• _GIVEN EXERCISE_: Filter these entries so that only lines with the word "seaborn" remain.

Charts and diagrams as code

——————————

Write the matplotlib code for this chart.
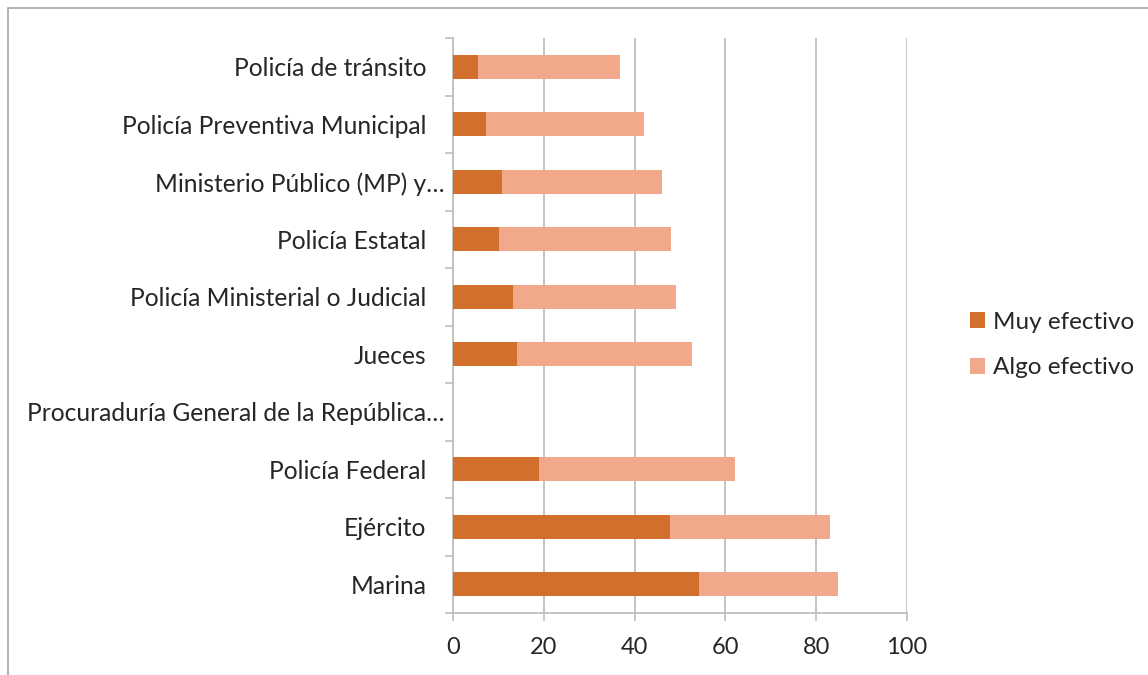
import numpy as np
import matplotlib.pyplot as plt
from matplotlib.patches import Rectangle
from matplotlib.transforms import ScaledTranslation

plt.rcParams['font.family'] = ['Lato', 'DejaVu Sans']

# categories from bottom to top
categorias = ['Marina', 'Ejército', 'Policía Federal',
              'Procuraduría General de la República…', 'Jueces',
              'Policía Ministerial o Judicial', 'Policía Estatal',
              'Ministerio Público (MP) y…', 'Policía Preventiva Municipal',
              'Policía de tránsito']
muy_efectivo = [54.1, 47.7, 18.9, 0, 14.1, 13.3, 10.1, 10.7, 7.2, 5.5]
algo_efectivo = [30.8, 35.3, 43.3, 0, 38.6, 35.8, 38.0, 35.3, 34.9, 31.3]
xticks = [0, 20, 40, 60, 80, 100]

c_muy = '#D36F2C' ; c_algo = '#F1A88B' ; gris = '#BFBFBF' ; texto = '#262626'

fig = plt.figure(figsize=(11.48, 6.75), dpi=100)
ax = fig.add_axes([453/1148, 62/675, 454/1148, 575/675])

y = np.arange(len(categorias))
ax.barh(y, muy_efectivo, height=0.42, color=c_muy, label='Muy efectivo', zorder=3)
ax.barh(y, algo_efectivo, left=muy_efectivo, height=0.42, color=c_algo,
        label='Algo efectivo', zorder=3)

ax.set_xlim(0, 100) ; ax.set_ylim(-0.5, len(categorias) - 0.5)
ax.set_xticks(xticks)
ax.set_yticks(y)
ax.set_yticklabels(categorias)
ax.set_yticks(np.arange(-0.5, len(categorias)), minor=True)
ax.tick_params(axis='y', which='major', length=0, pad=19, labelsize=17.7, labelcolor=texto)
ax.tick_params(axis='y', which='minor', length=6, width=1.2, color=gris, direction='out')
ax.tick_params(axis='x', length=6, width=1.2, color=gris, pad=11, labelsize=17, labelcolor=texto)
ax.grid(axis='x', color=gris, linewidth=1.3, zorder=0)
for s in ['top', 'right']:
    ax.spines[s].set_visible(False)
for s in ['left', 'bottom']:
    ax.spines[s].set_color(gris) ; ax.spines[s].set_linewidth(1.3)

# truncated labels overhang to the right, as in the original
for lbl in ax.get_yticklabels():
    if lbl.get_text().endswith('…'):
        lbl.set_transform(lbl.get_transform() + ScaledTranslation(18/100, 0, fig.dpi_scale_trans))

leg = ax.legend(loc='center left', bbox_to_anchor=(1.139, 0.466), frameon=False,
                fontsize=17.5, handlelength=0.62, handleheight=0.62,
                handletextpad=0.33, labelspacing=1.0, borderpad=0, borderaxespad=0)
for t in leg.get_texts():
    t.set_color(texto)

# outer frame of the chart
fig.patches.append(Rectangle((8/1148, -0.05), 1.1, 1 - 8/675 + 0.05, transform=fig.transFigure,
                             fill=False, edgecolor='#A6A6A6', linewidth=1.2))

plt.savefig('out.png', dpi=100)
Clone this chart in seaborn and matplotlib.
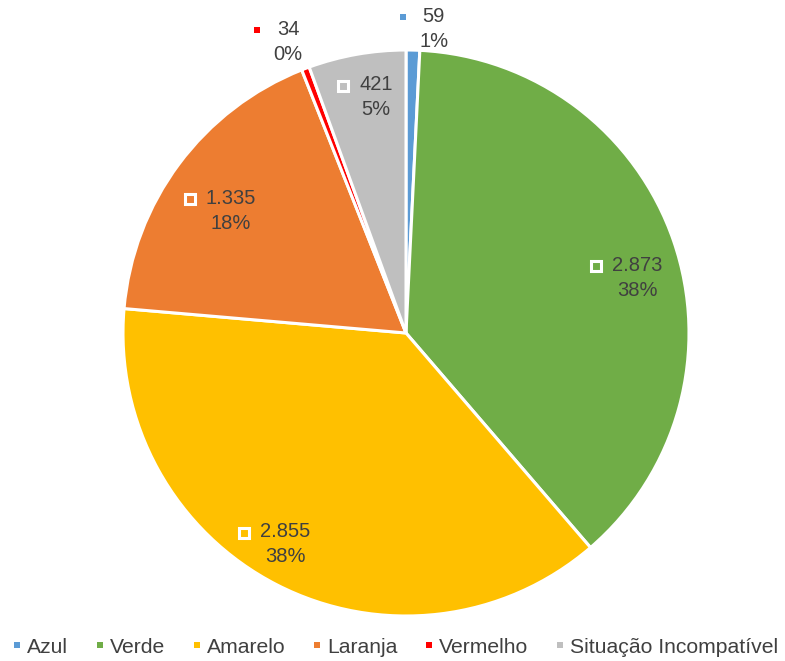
import numpy as np
import matplotlib
matplotlib.use('Agg')
import matplotlib.pyplot as plt
import seaborn as sns
from matplotlib.lines import Line2D

# data
categories = ['Azul', 'Verde', 'Amarelo', 'Laranja', 'Vermelho', 'Situação Incompatível']
values = [59, 2873, 2855, 1335, 34, 421]
value_labels = ['59', '2.873', '2.855', '1.335', '34', '421']
pct_labels = ['1%', '38%', '38%', '18%', '0%', '5%']
colors = ['#5B9BD5', '#70AD47', '#FFC000', '#ED7D31', '#FF0000', '#BFBFBF']

# label placement (radius in pie units, angle nudge in degrees, inside slice?)
label_radius = [1.08, 0.84, 0.86, 0.755, 1.11, 0.84]
label_nudge = [-3.8, -5.5, -2.6, 1.7, 1.2, -2.8]
label_inside = [False, True, True, True, False, True]

sns.set_theme(style='white')
plt.rcParams['font.family'] = ['Liberation Sans', 'DejaVu Sans']
TEXT = '#404040'
FS = 14.5

W, H = 785, 661
fig = plt.figure(figsize=(W / 100, H / 100), dpi=100)
cx_px, cy_px, r_px = 406, 333, 283
ax = fig.add_axes([(cx_px - r_px) / W, (H - cy_px - r_px) / H, 2 * r_px / W, 2 * r_px / H])

wedges, _ = ax.pie(values, colors=colors, startangle=90, counterclock=False,
                   wedgeprops=dict(edgecolor='white', linewidth=2.2))
ax.set_xlim(-1, 1)
ax.set_ylim(-1, 1)
ax.set_aspect('equal')
ax.axis('off')

value_texts = []
for i, w in enumerate(wedges):
    ang = np.deg2rad((w.theta1 + w.theta2) / 2 + label_nudge[i])
    x = label_radius[i] * np.cos(ang)
    y = label_radius[i] * np.sin(ang)
    t = ax.annotate(value_labels[i], xy=(x, y), xytext=(0, 9), textcoords='offset points',
                    ha='center', va='center', fontsize=FS, color=TEXT, annotation_clip=False)
    ax.annotate(pct_labels[i], xy=(x, y), xytext=(0, -9), textcoords='offset points',
                ha='center', va='center', fontsize=FS, color=TEXT, annotation_clip=False)
    value_texts.append(t)

# legend-key squares to the left of each value label
fig.canvas.draw()
renderer = fig.canvas.get_renderer()
inv = ax.transData.inverted()
for i, t in enumerate(value_texts):
    bb = t.get_window_extent(renderer)
    gap = 16 if label_inside[i] else 20
    mx, my = inv.transform((bb.x0 - gap, (bb.y0 + bb.y1) / 2 - 1))
    if label_inside[i]:
        ax.plot(mx, my, marker='s', ms=6.5, mfc=colors[i], mec='white', mew=2.2,
                zorder=5, clip_on=False)
    else:
        ax.plot(mx, my, marker='s', ms=5, mfc=colors[i], mec=colors[i], mew=0,
                zorder=5, clip_on=False)

handles = [Line2D([], [], ls='', marker='s', ms=5, mfc=c, mec=c, mew=0) for c in colors]
leg = fig.legend(handles, categories, loc='lower center', bbox_to_anchor=(0.504, -0.022), ncol=6,
                 frameon=False, fontsize=15.2, handlelength=0.35, handletextpad=0.3,
                 columnspacing=1.32, labelcolor=TEXT)

fig.savefig('out.png', dpi=100)
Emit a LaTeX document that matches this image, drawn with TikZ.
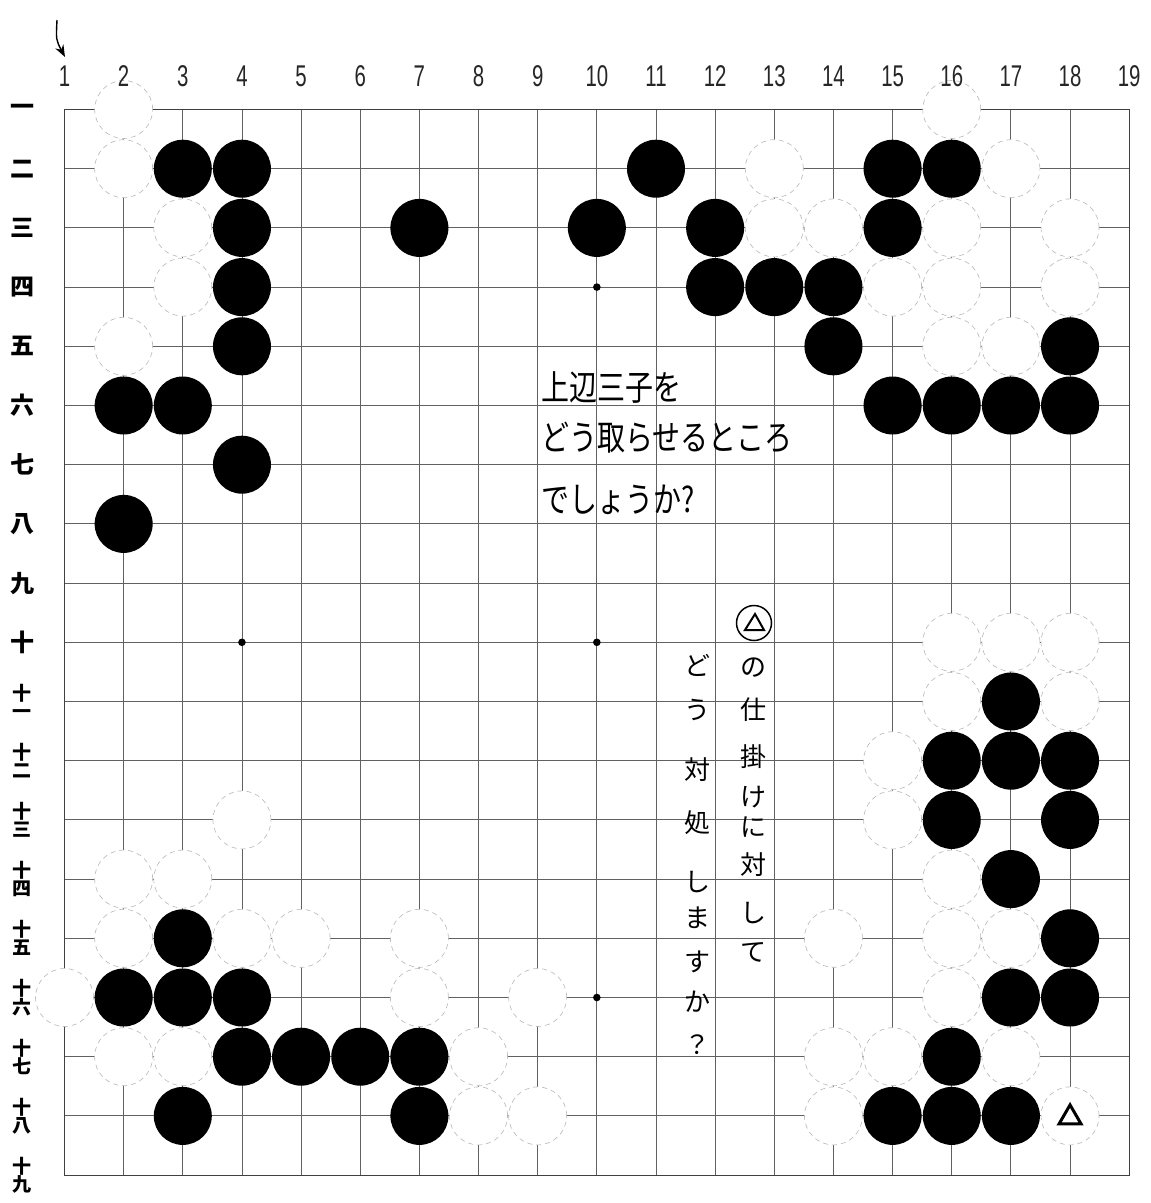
\documentclass[tikz,border=0pt]{standalone}
\usepackage{fontspec}
\setmainfont{Liberation Sans}
\newfontfamily\jp{Noto Sans CJK JP}
\usetikzlibrary{arrows.meta}
\tikzset{
  gridline/.style={draw=black!62, line width=0.9pt},
  boardedge/.style={draw=black!75, line width=1.2pt},
  bstone/.style={circle, fill=black, minimum size=58pt, inner sep=0pt},
  wstone/.style={circle, fill=white, draw=black!28, line width=0.6pt, dash pattern=on 5pt off 4pt, minimum size=58pt, inner sep=0pt},
  collabel/.style={font=\fontsize{30}{30}\selectfont, text=black!85, inner sep=0pt},
  rowlabel/.style={font=\jp\bfseries\fontsize{24}{24}\selectfont, inner sep=0pt, align=center},
  rowlabeltwo/.style={font=\jp\bfseries\fontsize{19}{18}\selectfont, inner sep=0pt, align=center},
  hand/.style={font=\jp\fontsize{28}{28}\selectfont, inner sep=0pt},
  vchar/.style={font=\jp\fontsize{26}{26}\selectfont, inner sep=0pt},
}
\begin{document}
\begin{tikzpicture}[x=1pt,y=-1pt]
\path[use as bounding box] (0,0) rectangle (1151,1203);
\fill[white] (0,0) rectangle (1151,1203);
\begin{scope}[shift={(5.35,50.3)}, x=59.15pt, y=-59.2pt]
  \foreach \i in {2,...,18} {
    \draw[gridline] (\i,1) -- (\i,19);
    \draw[gridline] (1,\i) -- (19,\i);
  }
  \draw[boardedge] (1,1) rectangle (19,19);
  \foreach \c in {4,10,16} \foreach \r in {4,10,16} \fill (\c,\r) circle (3.8pt);
  \foreach \c/\r in {2/1,16/1, 2/2,13/2,17/2, 3/3,13/3,14/3,16/3,18/3, 3/4,15/4,16/4,18/4, 2/5,16/5,17/5, 16/10,17/10,18/10, 16/11,18/11, 15/12, 15/13, 4/13, 2/14,3/14,16/14, 2/15,4/15,5/15,7/15,14/15,16/15,17/15, 1/16,7/16,9/16,16/16, 2/17,3/17,8/17,14/17,15/17,17/17, 8/18,9/18,14/18,18/18}
    \node[wstone] (w-\c-\r) at (\c,\r) {};
  \foreach \c/\r in {3/2,4/2,11/2,15/2,16/2, 4/3,7/3,10/3,12/3,15/3, 4/4,12/4,13/4,14/4, 4/5,14/5,18/5, 2/6,3/6,15/6,16/6,17/6,18/6, 4/7, 2/8, 17/11, 16/12,17/12,18/12, 16/13,18/13, 17/14, 3/15,18/15, 2/16,3/16,4/16,17/16,18/16, 4/17,5/17,6/17,7/17,16/17, 3/18,7/18,15/18,16/18,17/18}
    \node[bstone] (b-\c-\r) at (\c,\r) {};
  \draw[line width=3pt, line join=miter]
    ([shift={(0pt,11pt)}]w-18-18.center) -- ([shift={(-11pt,-8pt)}]w-18-18.center)
    -- ([shift={(11pt,-8pt)}]w-18-18.center) -- cycle;
  \foreach \c in {1,...,19}
    \node[collabel] (col-\c) at (\c,0.434) {\scalebox{0.68}[1]{\c}};
  \foreach \r/\t in {1/一,2/二,3/三,4/四,5/五,6/六,7/七,8/八,9/九,10/十}
    \node[rowlabel] (rl-\r) at (0.2815,\r) {\t};
  \foreach \r/\t in {11/一,12/二,13/三,14/四,15/五,16/六,17/七,18/八,19/九}
    \node[rowlabeltwo] (rl-\r) at (0.2815,\r) {十\\\t};
\end{scope}
% arrow to column 1
\coordinate (arrtail) at (57,20);
\coordinate (arrhead) at (65,57);
\draw[line width=1.4pt, -{Stealth[length=12pt,width=9pt]}] (arrtail) .. controls (56,40) .. (arrhead);
% horizontal handwritten question
\node[hand, anchor=west] (q1) at (541,388) {\scalebox{1}[1.25]{上辺三子を}};
\node[hand, anchor=west] (q2) at (541,438) {\scalebox{1}[1.25]{どう取らせるところ}};
\node[hand, anchor=west] (q3) at (541,500) {\scalebox{1}[1.25]{でしょうか?}};
% circled triangle
\node[draw, circle, line width=1.5pt, minimum size=35pt, inner sep=0pt] (trimark) at (754,623) {};
\draw[line width=2pt, line join=miter]
  ([shift={(1pt,9pt)}]trimark.center) -- ([shift={(-9pt,-7pt)}]trimark.center)
  -- ([shift={(10pt,-7pt)}]trimark.center) -- cycle;
% vertical text, right column
\foreach \ch/\yy [count=\k] in {の/668,仕/710,掛/757,け/797,に/827,対/865,し/913,て/952}
  \node[vchar] (vr-\k) at (753,\yy) {\ch};
% vertical text, left column
\foreach \ch/\yy [count=\k] in {ど/665,う/710,対/770,処/823,し/882,ま/918,す/962,か/1002,？/1045}
  \node[vchar] (vl-\k) at (697,\yy) {\ch};
\end{tikzpicture}
\end{document}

——————————

• _SOLUTION FOR THIS TASK_:
Clone this chart in seaborn and matplotlib.
import seaborn as sns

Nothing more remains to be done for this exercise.